Mi sono trovato a parlare recentemente di questi discorsi durante il Premio Tenco, invitato dal Club a Sanremo nei pomeriggi che l’importante manifestazione dedica annualmente alla canzone d’autore. Quest’anno il tema era “Una canzone senza aggettivi”, che negli intenti voleva significare il fatto che una canzone può essere bella (o brutta… diciamo in maniera più salubre: riuscita o meno) a prescindere dal contenitore che la contiene. Non bisogna avere pregiudizi sul genere: pop, d’autore, rock, timba o punk, bisogna valutare la parte estetica della canzone, senza pregiudizi.
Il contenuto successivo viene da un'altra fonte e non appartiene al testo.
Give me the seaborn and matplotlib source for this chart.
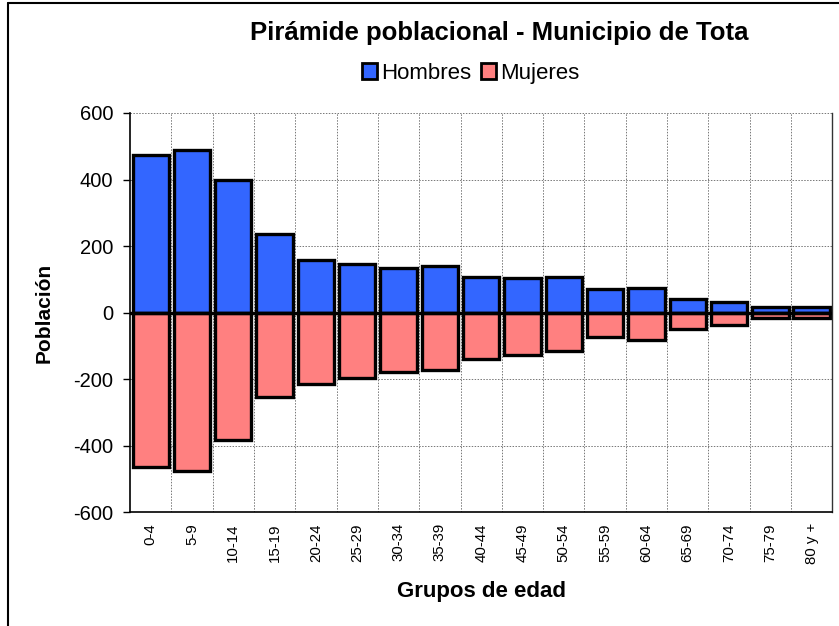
import pandas as pd
import seaborn as sns
import matplotlib.pyplot as plt
from matplotlib.lines import Line2D
from matplotlib.patches import Patch

# --- datos ---
grupos = ['0-4', '5-9', '10-14', '15-19', '20-24', '25-29', '30-34', '35-39',
          '40-44', '45-49', '50-54', '55-59', '60-64', '65-69', '70-74', '75-79', '80 y +']
hombres = [473, 488, 400, 235, 159, 145, 135, 140, 108, 104, 106, 70, 73, 40, 32, 17, 17]
mujeres = [-463, -476, -383, -253, -215, -196, -178, -174, -140, -127, -117, -74, -83, -49, -36, -16, -17]

df = pd.DataFrame({
    'Grupo': grupos * 2,
    'Sexo': ['Hombres'] * len(grupos) + ['Mujeres'] * len(grupos),
    'Poblacion': hombres + mujeres,
})

colores = {'Hombres': '#3366FF', 'Mujeres': '#FF8080'}

sns.set_theme(style='white')
plt.rcParams['font.family'] = ['Liberation Sans', 'DejaVu Sans']
plt.rcParams['axes.unicode_minus'] = False
plt.rcParams['text.color'] = 'black'
plt.rcParams['axes.labelcolor'] = 'black'
plt.rcParams['xtick.color'] = 'black'
plt.rcParams['ytick.color'] = 'black'

fig = plt.figure(figsize=(8.39, 6.26), dpi=100)
ax = fig.add_axes([0.155, 0.182, 0.837, 0.6375])

sns.barplot(data=df, x='Grupo', y='Poblacion', hue='Sexo', dodge=False,
            palette=colores, saturation=1, edgecolor='black', linewidth=2.4,
            width=0.88, legend=False, ax=ax)

ax.set_ylim(-600, 600)
ax.set_xlim(-0.5, len(grupos) - 0.5)
ax.set_yticks(range(-600, 601, 200))
ax.set_xticks([i + 0.5 for i in range(len(grupos) - 1)], minor=True)
ax.grid(True, which='minor', axis='x', color='#777777', linestyle=(0, (1.5, 1.5)), linewidth=0.7)
ax.grid(True, which='major', axis='y', color='#777777', linestyle=(0, (1.5, 1.5)), linewidth=0.7)
ax.set_axisbelow(True)
ax.axhline(0, color='black', linewidth=2.4, zorder=3)

ax.tick_params(axis='y', which='major', length=5, width=1, color='black',
               direction='out', labelsize=14.5, left=True, pad=7)
ax.tick_params(axis='x', which='major', length=0, labelsize=10.8, rotation=90, pad=8)
ax.tick_params(axis='x', which='minor', length=0)

for s in ['left', 'bottom']:
    ax.spines[s].set_color('black')
    ax.spines[s].set_linewidth(1.2)
ax.spines['right'].set_color('#333333')
ax.spines['right'].set_linewidth(1)
ax.spines['top'].set_visible(False)

ax.set_xlabel('Grupos de edad', fontsize=16, fontweight='bold', labelpad=12)
ax.set_ylabel('Población', fontsize=15, fontweight='bold', labelpad=14)

fig.text(0.595, 0.947, 'Pirámide poblacional - Municipio de Tota',
         ha='center', va='center', fontsize=18.5, fontweight='bold')

handles = [Patch(facecolor=colores[k], edgecolor='black', linewidth=2, label=k)
           for k in ['Hombres', 'Mujeres']]
fig.legend(handles=handles, loc='center', bbox_to_anchor=(0.561, 0.883), ncol=2,
           frameon=False, fontsize=16, handlelength=0.7, handleheight=0.7,
           handletextpad=0.2, columnspacing=0.4, borderaxespad=0)

# marco de la figura (solo izquierda y arriba visibles)
fig.add_artist(Line2D([0.0095, 0.0095], [0, 0.995], color='black', linewidth=1.5,
                      transform=fig.transFigure))
fig.add_artist(Line2D([0.0095, 1], [0.995, 0.995], color='black', linewidth=1.5,
                      transform=fig.transFigure))

fig.savefig('out.png', dpi=100, facecolor='white')
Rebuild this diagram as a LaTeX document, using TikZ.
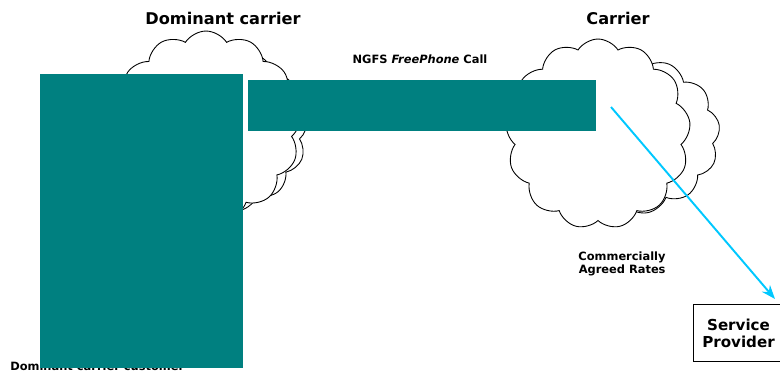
\documentclass[tikz,border=0pt]{standalone}
\usepackage{fontspec}
\setmainfont{DejaVu Sans}
\usepackage{xcolor}
\usetikzlibrary{arrows.meta,positioning,shapes.symbols}

\definecolor{tealblock}{RGB}{0,128,128}
\definecolor{linkcyan}{RGB}{0,200,255}

\begin{document}
\begin{tikzpicture}[
  x=0.02cm, y=-0.02cm, >=Stealth,
  title/.style={font=\bfseries\fontsize{9.2}{10}\selectfont},
  small/.style={font=\bfseries\fontsize{6.5}{7.6}\selectfont, align=right},
  net/.style={cloud, cloud puffs=13, cloud puff arc=115, aspect=1, draw=black, line width=0.5pt, fill=white, inner sep=0pt},
  block/.style={fill=tealblock, draw=none, inner sep=0pt},
  arrow/.style={->, line width=1.1pt, linkcyan}
]
\useasboundingbox (0,0) rectangle (780,372);

% titles
\node[title] (domT) at (223,18) {Dominant carrier};
\node[title] (carT) at (618,18) {Carrier};

% clouds
\node[net, minimum width=3.5cm, minimum height=3.3cm] (domB) at (220,130) {};
\node[net, minimum width=3.8cm, minimum height=3.8cm] (dom) at (206,126) {};
\node[net, minimum width=3.8cm, minimum height=3.2cm] (carB) at (625,135) {};
\node[net, minimum width=3.7cm, minimum height=3.8cm] (car) at (598,134) {};

% customer text sits behind the block
\node[font=\bfseries\fontsize{6.5}{7.6}\selectfont, anchor=base west, inner sep=0pt] (cust) at (10,370) {Dominant carrier customer};

% teal blocks
\node[block, minimum width=4.06cm, minimum height=5.88cm, anchor=north west] (custbox) at (40,74) {};
\node[block, minimum width=6.96cm, minimum height=1.02cm, anchor=north west] (call) at (248,80) {};

\node[small] (callT) at (420,59) {NGFS \textit{FreePhone} Call};
\node[small] (rates) at (622,264) {Commercially\\Agreed Rates};

% service provider
\node[draw=black, line width=0.6pt, font=\bfseries\fontsize{8.6}{9.6}\selectfont, align=center,
      minimum width=1.8cm, minimum height=1.14cm, anchor=north west] (sp) at (693,304) {Service\\Provider};

\coordinate (spin) at (775,299);
\coordinate (carin) at (611,107);
\draw[arrow] (carin) -- (spin);

\end{tikzpicture}
\end{document}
Giustissimo, e l’ho detto anche nella tavola rotonda in cui sono stato coinvolto, assieme a Marinella Venegoni e Francesco Paracchini.

Ho detto anche, però, che il punto non è solo di natura estetica, perché la poetica (letteraria e musicale) di un artista spesso lo descrive molto meglio dei singoli brani: ne descrive le intenzioni compositive e la capacità di orientarsi nella realtà. Lo stile a lunga gittata di un autore riesce a saggiare il modo in cui quell’autore restituisce la realtà in cui vive. Perché la canzone non rimane su tela o nel libro, ma per esistere deve succedere e completa la sua peculiarità nel passaggio fisico da me a te. Alla tredicesima canzone d’amore su diciassette, io mangio la foglia: o fai una vita orribile, oppure – più verosimilmente – mi vuoi fare fesso. Forse allora, più che “canzoni senza aggettivi” bisognerebbe pensare alla dicitura “canzoni senza inganni”, come, sempre nelle conferenze del Tenco, ha avuto modo di suggerire l’acuto amico Mimmo Locasciulli, citando la bella canzone di Graziani, Kuzminac e Ron.

In quella tavola rotonda, dissi fra l’altro anche che è sacrosanto che il pop possa rappresentare una forma d’arte per la canzone, forma d’arte di cui il Tenco deve assolutamente tenere conto. C’è da dire anche, però, che è un genere che ha bisogno di una creazione di un’icona riconoscibile per stabilire un particolare tipo di comunicazione con il pubblico. Il problema è che, mentre per esempio in America Lady Gaga o Michael Jackson riescono e riuscivano a creare icone che si rapportano felicemente con l’immaginario, icone sempre diverse e che danno la sensazione di pienezza culturale, storica e dinamica delle canzoni (lo dico anche qua), in Italia il pop da decenni torna sempre alla solita solfa: la canzone d’amore melodrammatica, per casalinghe che hanno sbagliato marito o adolescenti che un tempo chiedevano a papà di comprare il disco.

Solo, di Ultimo, non fa eccezione. Peccato. Stamattina però ho comunque passato due ore piacevoli. Alla prossima.